Sore harinya terdengar kabar bahwa kafila dagang Usman bin Affan telah kembali dari Syaria dan akan tiba di Madinah esok pagi. Usai shalat subuh, orang-orang menyambut kafilah itu. Seribu unta gandum, minyak samin, dan kismis. Seluruh rombongan kafilah dan kendaraannya berkumpul di depan rumah Usman bin Affan ra. Ketika para buruh sibuk menurunkan barang dagangan, para pedagang bergegas menemui Usman. Mereka berkata, "kami akan membeli semua yang engkau bawa, wahai Abu Amr." Usman menjawab, "Dengan senang hati dan aku merasa terhormat. Berapa kalian akan memberikan keuntungan?" mereka berkata, "untuk satu dirham yang engkau beli, kami memberimu dua dirham," "Aku bisa mendapat lebih dari itu", jawab Usman. Lalu mereka kembali menaikkan harga. Usman berkata, "Aku masih mendapat lebih dari yang kalian tawarkan." Mereka menaikkan hari lagi. Usman berkata. Aku masih bisa mendapatkan lebih dari itu. "Mereka berkata, "Wahai Abu Amr, siapakah yang berani memeberimu keuntungan sepuluh kali lipat dari setiap dirham yang kubelanjakan, Adakah diantara kalian yang berani memberiku keuntungan lebih dari itu?" "Tidak, wahai Abu Amr."

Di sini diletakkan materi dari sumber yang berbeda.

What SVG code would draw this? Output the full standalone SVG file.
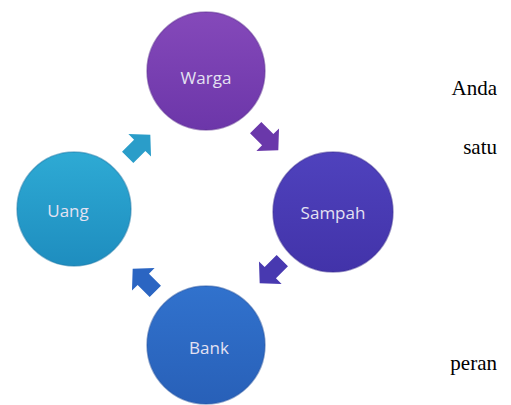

"Aku bersaksi kepada Allah SWT, semua yang dibaw kafilah ini kusedahkan kepada fakir miskin di kalangan umat Islam. Aku tidak mengharapkan bayaran sepeser pun. Kulakukan semua itu semata-mata mengharap pahala dan keridhoan Allah SWT". Inilah karakter Usman bin Affan yang termaktub dalam firman Allah SWT:

وَيُؤْثِرُونَ عَلَىٰ أَنْفُسِهِمْ وَلَوْ كَانَ بِهِمْ خَصَاصَةٌ ۚ وَمَنْ يُوقَ شُحَّ 
نَفْسِهِ فَأُولَٰئِكَ هُمُ الْمُفْلِحُ
Artinya:
dan mereka mengutamakan (orang-orang Muhajirin), atas diri mereka sendiri, sekalipun mereka dalam kesusahan. Dan siapa yang dipelihara dari kekikiran dirinya, mereka itulah orang orang yang beruntung

Itu gambaran keimanan dan kedermawanan Usman bin Affan. Walupun memiliki harta yang sangat banyak namun beliau tetap menempatkan Allah dan Rasul-nya di atas segalanya. Bagi para sahabat Nabi, kehidupan akhirat adalah segalanya, dunia yang dimiliki sebagai jalan untuk menghantarkan kebahagiaan di akhirat. Hasan Al-Bashri bercerita, "Aku pernah melihat khalifah Usman bin Affan berbicara di masjid. Ketika ia berdiri, bekas-bekas tanah terlihat di punggungnya. Seseorang berkata, 'Inilah Amirul Mukminin...Inilah Amirul Mukminin......' Sungguh mengagumkan, ia memberikan makanan yang baik-baik kepada orang lain, sedangkan ia hanya makan cuka dan minyak samin. Ia membiarkan lambungnya bekerja keras."